The frames concept influenced knowledge representation in classical AI and foreshadowed later work on conceptual spaces, schema theory, and the structural priors built into modern machine learning architectures. Frame-based reasoning is one of the clearest early articulations of the insight that Bounded rationality — reasoning that is fast and good enough rather than exhaustive and optimal — is not a deficiency to be engineered around but a feature to be engineered in.
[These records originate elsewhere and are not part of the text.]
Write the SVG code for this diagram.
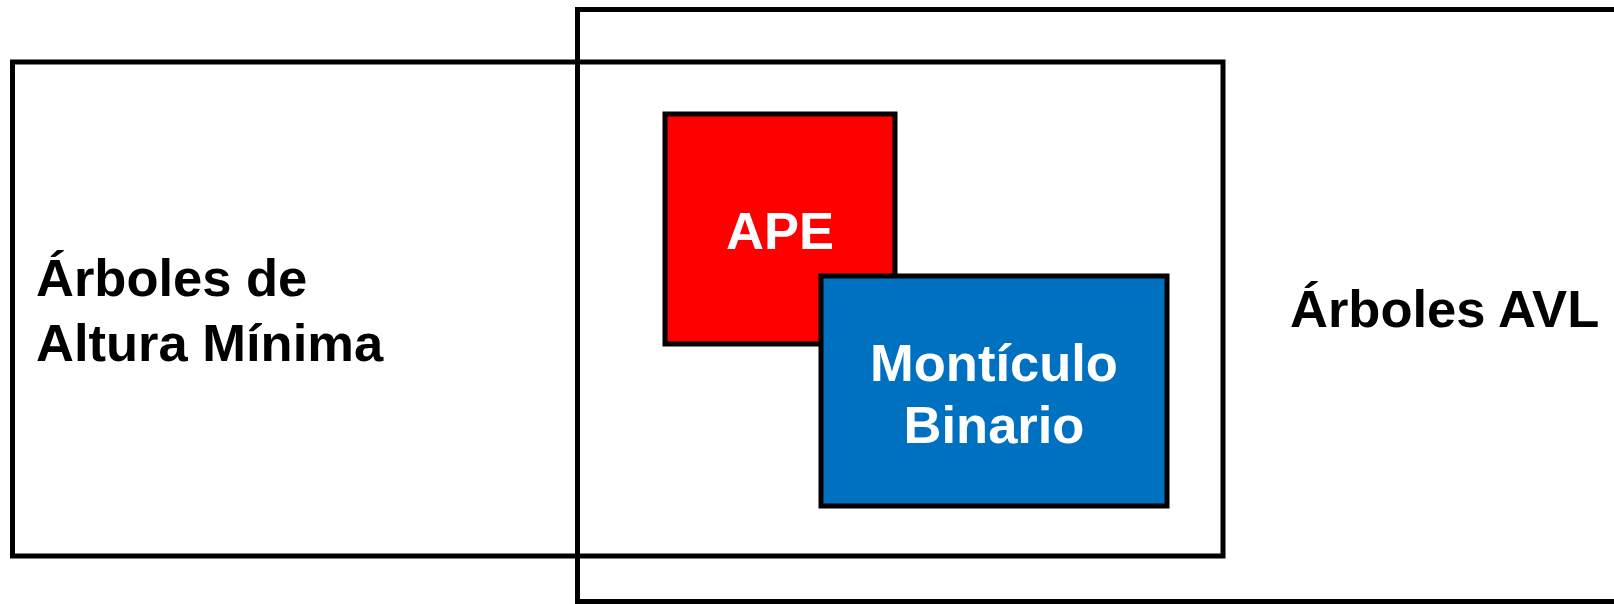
<svg xmlns="http://www.w3.org/2000/svg" width="1614" height="604" viewBox="0 0 1614 604">
<style>
.frame{fill:none;stroke:#000;stroke-width:5}
.box{stroke:#000;stroke-width:5}
.t{font-family:"Liberation Sans",Arial,sans-serif;font-weight:bold;font-size:52.5px}
.dark{fill:#000}
.light{fill:#fff}
</style>
<rect width="1614" height="604" fill="#fff"/>
<g id="avl">
<rect class="frame" x="577.5" y="9.5" width="1100" height="592"/>
<text class="t dark" x="1290" y="327">Árboles AVL</text>
</g>
<g id="altura-minima">
<rect class="frame" x="12.5" y="62" width="1210.5" height="494"/>
<text class="t dark" x="36" y="296">Árboles de</text>
<text class="t dark" x="36" y="361">Altura Mínima</text>
</g>
<g id="ape">
<rect class="box" x="665" y="114" width="230" height="230" fill="#FF0000"/>
<text class="t light" x="780" y="249" text-anchor="middle">APE</text>
</g>
<g id="monticulo">
<rect class="box" x="821" y="276" width="346" height="230" fill="#0070C0"/>
<text class="t light" x="994" y="381" text-anchor="middle">Montículo</text>
<text class="t light" x="994" y="443" text-anchor="middle">Binario</text>
</g>
<g id="connectors"></g>
</svg>
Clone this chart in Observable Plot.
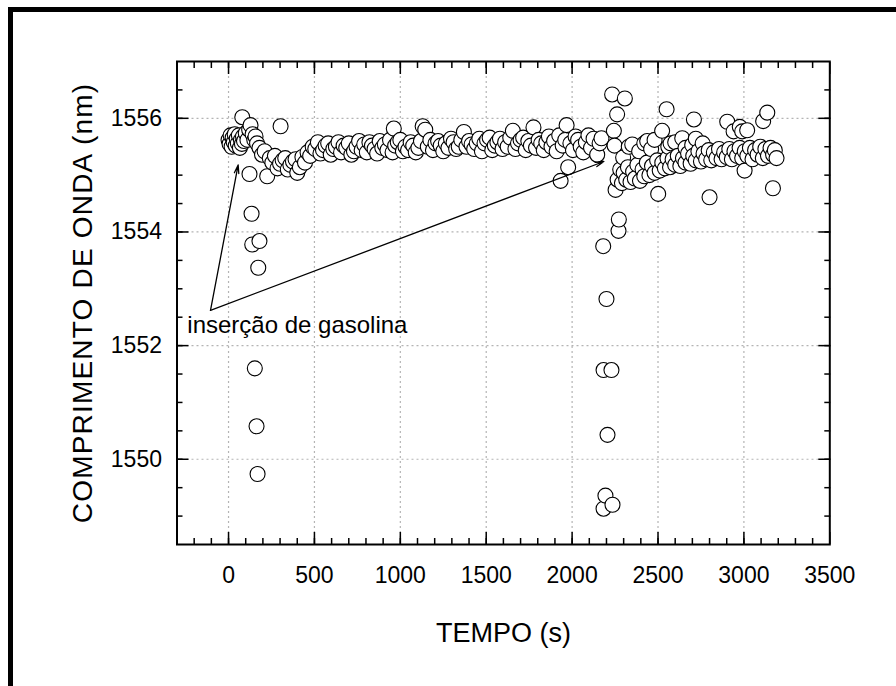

Legacy and the Unfinished Agenda

Minsky was, above all, a polemicist for taking the problem of machine intelligence seriously as an engineering problem rather than a philosophical one. His frustration with the philosophy of mind — with arguments about whether machines could "really" think or "truly" understand — was consistent and well-founded. These arguments, he repeatedly observed, do not generate research programs. The question "what architectural principles produce human-level cognitive performance?" generates research programs. The question "can a machine be conscious?" generates tenure committees.

The field has not fully absorbed this lesson. Contemporary AI discourse still imports enormous quantities of philosophical weight from debates — about consciousness, understanding, and meaning — that Minsky spent his career trying to bracket. Artificial General Intelligence discourse, in particular, recapitulates arguments that Minsky would have recognized and dismissed as the same wrong moves dressed in new notation.

Minsky's true legacy is the insistence that mind is an engineering problem. Whether the engineering is yet complete is an open question. Whether it is the right question is not. The persistent tendency to treat AI capability as a philosophical puzzle rather than an architectural one is the principal obstacle to progress — and it is an obstacle Minsky identified correctly in 1956 and that the field has not yet cleared.